Regardless of the option you choose, the tracking/sense-making part should be foregrounded; that is, I want to see how you are situating your investigation in the conversation we start as a class (through assigned readings) so that you might see where else the conversation might lead (with additional research).
Above, I repeat the term so-what intentionally. Whatever approach you take, your short paper must state and support a claim about why your question about this term or concept is significant. The so-what has to be substantive and worthwhile, one worth writing (and reading) about. It does not have to revolutionize the field of “rhet/comp” (absurdly high standard that I’m not sure I even understand or want to participate in), but it should not be trivial either (insultingly low standard). You’ll be more likely to build a substantive so-what if you don’t focus on the obvious. Dig deeper.
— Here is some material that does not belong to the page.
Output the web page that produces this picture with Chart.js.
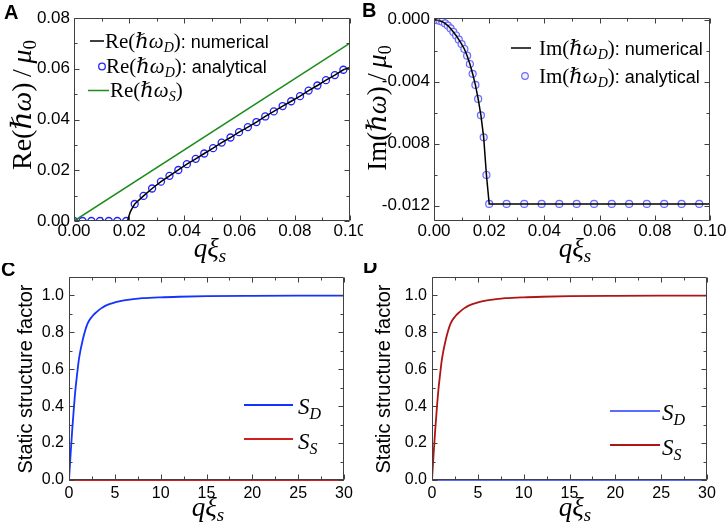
<!DOCTYPE html>
<html><head><meta charset="utf-8">
<script src="https://cdn.jsdelivr.net/npm/chart.js@4/dist/chart.umd.min.js"></script>
<style>
html,body{margin:0;padding:0;background:#fff;}
#wrap{position:relative;width:726px;height:526px;overflow:hidden;background:#fff;}
canvas{position:absolute;}
</style></head><body>
<div id="wrap">
<canvas id="cA" width="363" height="263" style="left:0;top:0"></canvas>
<canvas id="cB" width="363" height="263" style="left:363px;top:0"></canvas>
<canvas id="cC" width="363" height="263" style="left:0;top:263px"></canvas>
<canvas id="cD" width="363" height="263" style="left:363px;top:263px"></canvas>
</div>
<script>
// ---------------- DATA ----------------
// Panel A: Re(hbar omega)/mu0 vs q xi_s
const aCircleX = [0,0.0031,0.0063,0.0094,0.0126,0.0157,0.0189,0.0220,0.0252,0.0283,0.0315,0.0346,0.0378,0.0409,0.0441,0.0472,0.0504,0.0535,0.0567,0.0598,0.0630,0.0661,0.0693,0.0724,0.0756,0.0787,0.0819,0.0850,0.0882,0.0913,0.0945,0.0976];
const aCircleY = [0,0,0,0,0,0,0,0.0067,0.0099,0.0128,0.0155,0.0178,0.0201,0.0224,0.0245,0.0266,0.0287,0.0309,0.0329,0.0350,0.0370,0.0390,0.0412,0.0432,0.0453,0.0472,0.0492,0.0514,0.0534,0.0555,0.0575,0.0596];
const aNumX = [0,0.0194,0.0196,0.0198,0.0204,0.0212,0.0220,0.0252,0.0283,0.0315,0.0346,0.0378,0.0409,0.0441,0.0472,0.0504,0.0535,0.0567,0.0598,0.0630,0.0661,0.0693,0.0724,0.0756,0.0787,0.0819,0.0850,0.0882,0.0913,0.0945,0.0976,0.1000];
const aNumY = [0,0,0.0008,0.0016,0.0036,0.0053,0.0067,0.0099,0.0128,0.0155,0.0178,0.0201,0.0224,0.0245,0.0266,0.0287,0.0309,0.0329,0.0350,0.0370,0.0390,0.0412,0.0432,0.0453,0.0472,0.0492,0.0514,0.0534,0.0555,0.0575,0.0596,0.0605];
const aSX = [0,0.1];
const aSY = [0,0.0701];
const aXTicks = [0,0.02,0.04,0.06,0.08,0.10];
const aXTickLabels = ['0.00','0.02','0.04','0.06','0.08','0.10'];
const aXMinor = [0.01,0.03,0.05,0.07,0.09];
const aYTicks = [0,0.02,0.04,0.06,0.08];
const aYTickLabels = ['0.00','0.02','0.04','0.06','0.08'];
const aYMinor = [0.01,0.03,0.05,0.07];

// Panel B: Im(hbar omega)/mu0 vs q xi_s
const bCircleX = [0.001,0.002,0.003,0.004,0.005,0.006,0.007,0.008,0.009,0.010,0.011,0.012,0.013,0.014,0.015,0.016,0.017,0.018,0.019,0.020,0.0263,0.0327,0.0390,0.0454,0.0517,0.0580,0.0644,0.0707,0.0771,0.0834,0.0897,0.0961];
const bCircleY = [-0.00004,-0.00008,-0.00014,-0.00025,-0.00039,-0.00057,-0.0008,-0.00103,-0.0013,-0.00158,-0.0019,-0.00233,-0.00287,-0.0035,-0.00422,-0.00512,-0.00618,-0.0076,-0.01003,-0.0119,-0.0119,-0.0119,-0.0119,-0.0119,-0.0119,-0.0119,-0.0119,-0.0119,-0.0119,-0.0119,-0.0119,-0.0119];
const bNumX = [0,0.001,0.002,0.003,0.004,0.005,0.006,0.007,0.008,0.009,0.010,0.011,0.012,0.013,0.014,0.015,0.016,0.017,0.018,0.019,0.020,0.100];
const bNumY = [0,-0.00004,-0.00008,-0.00014,-0.00025,-0.00039,-0.00057,-0.0008,-0.00103,-0.0013,-0.00158,-0.0019,-0.00233,-0.00287,-0.0035,-0.00422,-0.00512,-0.00618,-0.0076,-0.01003,-0.0119,-0.0119];
const bYTicks = [-0.012,-0.008,-0.004,0];
const bYTickLabels = ['-0.012','-0.008','-0.004','0.000'];
const bYMinor = [-0.010,-0.006,-0.002];

// Panels C, D: static structure factor vs q xi_s
const sQ   = [0,0.1,0.2,0.35,0.5,0.7,0.9,1.1,1.5,2,2.5,3,3.5,4,5,6,7,8,10,12,15,20,25,30];
const sVal = [0,0.08,0.16,0.27,0.37,0.49,0.58,0.66,0.76,0.845,0.885,0.91,0.93,0.945,0.962,0.973,0.98,0.985,0.99,0.993,0.996,0.998,0.999,0.999];
const zeroQ = [0,30];
const zeroVal = [0,0];
const cXTicks = [0,5,10,15,20,25,30];
const cXTickLabels = ['0','5','10','15','20','25','30'];
const cXMinor = [2.5,7.5,12.5,17.5,22.5,27.5];
const cYTicks = [0,0.2,0.4,0.6,0.8,1.0];
const cYTickLabels = ['0.0','0.2','0.4','0.6','0.8','1.0'];
const cYMinor = [0.1,0.3,0.5,0.7,0.9];

// ---------------- HELPERS ----------------
const SERIF = '"Liberation Serif","DejaVu Serif",serif';
const SANS  = '"Liberation Sans","DejaVu Sans",Arial,sans-serif';
const R  = (t,s,dy)=>({t,f:`${s}px ${SERIF}`,dy:dy||0});
const I  = (t,s,dy)=>({t,f:`italic ${s}px ${SERIF}`,dy:dy||0});
const SN = (t,s,dy)=>({t,f:`${s}px ${SANS}`,dy:dy||0});
const BD = (t,s)=>({t,f:`bold ${s}px ${SANS}`,dy:0});
const pts = (xs,ys)=>xs.map((x,i)=>({x,y:ys[i]}));

function rich(ctx, segs, x, y, o){
  o = o||{};
  ctx.save();
  ctx.translate(x,y);
  if(o.rot) ctx.rotate(o.rot);
  let w=0;
  for(const s of segs){ctx.font=s.f; s.w=ctx.measureText(s.t).width; w+=s.w;}
  let cx = o.align==='center' ? -w/2 : 0;
  ctx.fillStyle = o.color||'#000';
  ctx.textBaseline='alphabetic';
  for(const s of segs){ctx.font=s.f; ctx.fillText(s.t,cx,(o.by||0)+s.dy); cx+=s.w;}
  ctx.restore();
}
function hline(ctx,x1,x2,y,color,w){
  ctx.save();ctx.strokeStyle=color;ctx.lineWidth=w;ctx.beginPath();ctx.moveTo(x1,y);ctx.lineTo(x2,y);ctx.stroke();ctx.restore();
}
function circ(ctx,x,y,r,stroke,fill,w){
  ctx.save();ctx.beginPath();ctx.arc(x,y,r,0,Math.PI*2);ctx.fillStyle=fill;ctx.fill();ctx.strokeStyle=stroke;ctx.lineWidth=w;ctx.stroke();ctx.restore();
}

function framePlugin(xMaj,xMin,yMaj,yMin){
  return {id:'frame', afterDatasetsDraw(chart){
    const {ctx, chartArea:a, scales:{x,y}} = chart;
    ctx.save();
    ctx.strokeStyle='#404040'; ctx.lineWidth=1;
    const L=Math.round(a.left)+0.5, Rr=Math.round(a.right)-0.5, T=Math.round(a.top)+0.5, B=Math.round(a.bottom)-0.5;
    ctx.beginPath();
    ctx.rect(L,T,Rr-L,B-T);
    const xt=(vals,len)=>vals.forEach(v=>{const p=Math.round(x.getPixelForValue(v))+0.5; ctx.moveTo(p,B);ctx.lineTo(p,B-len);ctx.moveTo(p,T);ctx.lineTo(p,T+len);});
    const yt=(vals,len)=>vals.forEach(v=>{const p=Math.round(y.getPixelForValue(v))+0.5; ctx.moveTo(L,p);ctx.lineTo(L+len,p);ctx.moveTo(Rr,p);ctx.lineTo(Rr-len,p);});
    xt(xMaj,5); xt(xMin,3); yt(yMaj,5); yt(yMin,3);
    ctx.stroke();
    ctx.restore();
  }};
}
function decoPlugin(fn){ return {id:'deco', afterDraw(chart){ fn(chart.ctx, chart); }}; }

function axis(pos,min,max,ticks,labels,size,pad,fs){
  return {
    type:'linear', position:pos, min, max,
    grid:{display:false, drawTicks:false}, border:{display:false},
    ticks:{font:{family:SANS,size:fs}, color:'#000', padding:pad, autoSkip:false, maxRotation:0, minRotation:0,
      callback:(v,i)=>labels[i]},
    afterBuildTicks:s=>{ s.ticks = ticks.map(v=>({value:v})); },
    afterFit:s=>{ if(pos==='left') s.width=size; else s.height=size;
      s.paddingLeft=0; s.paddingRight=0; s.paddingTop=0; s.paddingBottom=0; }
  };
}
function makeChart(id, datasets, scales, pad, plugins){
  return new Chart(document.getElementById(id), {
    type:'scatter',
    data:{datasets},
    options:{
      responsive:false, animation:false, events:[],
      layout:{padding:pad, autoPadding:false},
      plugins:{legend:{display:false}, tooltip:{enabled:false}},
      scales
    },
    plugins
  });
}
const lineDS = (data,color,w,extra)=>Object.assign({data, showLine:true, borderColor:color, borderWidth:w, pointRadius:0, fill:false, tension:0}, extra||{});
const circDS = (data,stroke,fill,r,w)=>({data, showLine:false, pointStyle:'circle', pointRadius:r, pointBorderColor:stroke, pointBackgroundColor:fill, pointBorderWidth:w});

const xTitle = (ctx,cx,by)=>rich(ctx,[I('q',27),I('ξ',27),I('s',19,5)],cx,by,{align:'center'});
const TS = '\u2009';

// ---------------- PANEL A ----------------
makeChart('cA', [
  lineDS(pts(aSX,aSY),'#1b8c1b',1.5),
  lineDS(pts(aNumX,aNumY),'#000',1.5),
  circDS(pts(aCircleX,aCircleY),'#2222ff','#ffffff',3.5,1.3)
], {
  x: axis('bottom',0,0.1,aXTicks,aXTickLabels,42,0,17),
  y: axis('left',0,0.08,aYTicks,aYTickLabels,74,4,17)
}, {left:0,top:18,right:13,bottom:0}, [
  framePlugin(aXTicks,aXMinor,aYTicks,aYMinor),
  decoPlugin(ctx=>{
    rich(ctx,[BD('A',20)],4,19);
    const yt=[R('Re(',28),I('ℏω',28),R(')'+TS+'/'+TS,28),I('μ',28),R('0',19,5)];
    rich(ctx,yt,22,105,{rot:-Math.PI/2,align:'center',by:9});
    xTitle(ctx,210,257);
    hline(ctx,90,104,41,'#000',1.5);
    rich(ctx,[R('Re(',21),I('ℏω',21),I('D',14,4),R(')',21),SN(': numerical',18)],105,48);
    circ(ctx,102,66.5,3.3,'#2222ff','#fff',1.3);
    rich(ctx,[R('Re(',21),I('ℏω',21),I('D',14,4),R(')',21),SN(': analytical',18)],106,73);
    hline(ctx,88,109,90.5,'#1b8c1b',1.5);
    rich(ctx,[R('Re(',21),I('ℏω',21),I('S',14,4),R(')',21)],110,97);
  })
]);

// ---------------- PANEL B ----------------
makeChart('cB', [
  lineDS(pts(bNumX,bNumY),'#000',1.5),
  circDS(pts(bCircleX,bCircleY),'#6b6bff','#f2f2ff',3.5,1.2)
], {
  x: axis('bottom',0,0.1,aXTicks,aXTickLabels,42,0,17),
  y: axis('left',-0.013,0.0001,bYTicks,bYTickLabels,71,4,17)
}, {left:0,top:18,right:16,bottom:0}, [
  framePlugin(aXTicks,aXMinor,bYTicks,bYMinor),
  decoPlugin(ctx=>{
    rich(ctx,[BD('B',20)],-1,17);
    const yt=[R('Im(',27),I('ℏω',27),R(')'+TS+'/'+TS,27),I('μ',27),R('0',18,5)];
    rich(ctx,yt,14,108,{rot:-Math.PI/2,align:'center',by:9});
    xTitle(ctx,212,257);
    hline(ctx,148,168,48,'#000',1.5);
    rich(ctx,[R('Im(',21),I('ℏω',21),I('D',14,4),R(')',21),SN(': numerical',18)],176,55);
    circ(ctx,162,76,3.3,'#6b6bff','#f2f2ff',1.2);
    rich(ctx,[R('Im(',21),I('ℏω',21),I('D',14,4),R(')',21),SN(': analytical',18)],176,83);
  })
]);

// ---------------- PANELS C, D ----------------
function ssPanel(id, letter, letterY, dCurveColor, sCurveColor, curveIsD, legY1, legY2, legX1, legX2, textX){
  const curve = lineDS(pts(sQ,sVal), curveIsD?dCurveColor:sCurveColor, 1.8, {cubicInterpolationMode:'monotone'});
  const flat  = lineDS(pts(zeroQ,zeroVal), curveIsD?sCurveColor:dCurveColor, 2.2, {clip:false});
  makeChart(id, [curve, flat], {
    x: axis('bottom',0,30,cXTicks,cXTickLabels,46,4,16),
    y: axis('left',0,1.1,cYTicks,cYTickLabels,69,5,16)
  }, {left:0,top:14,right:19,bottom:0}, [
    framePlugin(cXTicks,cXMinor,cYTicks,cYMinor),
    decoPlugin(ctx=>{
      rich(ctx,[BD(letter,20)],id==='cC'?1:0,letterY);
      rich(ctx,[SN('Static structure factor',20)],id==='cC'?25:20,116,{rot:-Math.PI/2,align:'center',by:7});
      xTitle(ctx,id==='cC'?208:212,253);
      hline(ctx,legX1,legX2,legY1,dCurveColor,1.8);
      rich(ctx,[I('S',23),I('D',16,5)],textX,legY1+9);
      hline(ctx,legX1,legX2,legY2,sCurveColor,1.8);
      rich(ctx,[I('S',23),I('S',16,5)],textX,legY2+10);
    })
  ]);
}
ssPanel('cC','C',13,'#1433ff','#d41e1e',true,142,176,244,293,298);
ssPanel('cD','D',10,'#5a6cff','#b01515',false,148,182,247,297,299);
</script>
</body></html>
Of course, so-what is easy to say and hard to do. If you get stuck, remember that “why it matters” presupposes particular people to whom and particular contexts in which something matters. Go back to the essential point of all communication: someone sending a message to somebody for a reason. Things don’t “matter” in a vacuum. That something “matters” (or not) is inherently a value judgment with a point of view. For example, who cares about the differences between theorist A and theorist B’s arguments on question Q? Who pays the price if we misunderstand or make the wrong choice? Why is it more (or less) valuable to think of X in Y way? Thinking through questions like these helps you develop your so-what. I, of course, will help you if you ask.
SUGGESTIONS FOR WRITING & THINKING
- Take careful notes as you read with an eye toward the terms and concepts we discuss in class.
- Choose a specific term/concept you would like to study in more detail.
- What sorts of questions might a novice (or student new to the ENGW major) have about your term/concept? Articulate these and then attempt to answer and explain their significance in your essay.
- Locate textual evidence from the primary readings that will support your position.
- Establish a context in which the term/concept will be discussed (a broad definition; why it is important; what its overall significance to rhetoric or composition is).
- Establish a logic for organizing the various contributions.
- Conclude (your conclusion of the significance of the contributions—why we should continue to find the term/concept worthy of inquiry).
DOCUMENT DESIGN SPECIFICS
Required Sections and Headings
Like all the assignments I ask students to write, there are particular design features I would like you to use because they will assist me in responding to and evaluating your written work. Below is a sample layout for your project. If you have questions or concerns, ask.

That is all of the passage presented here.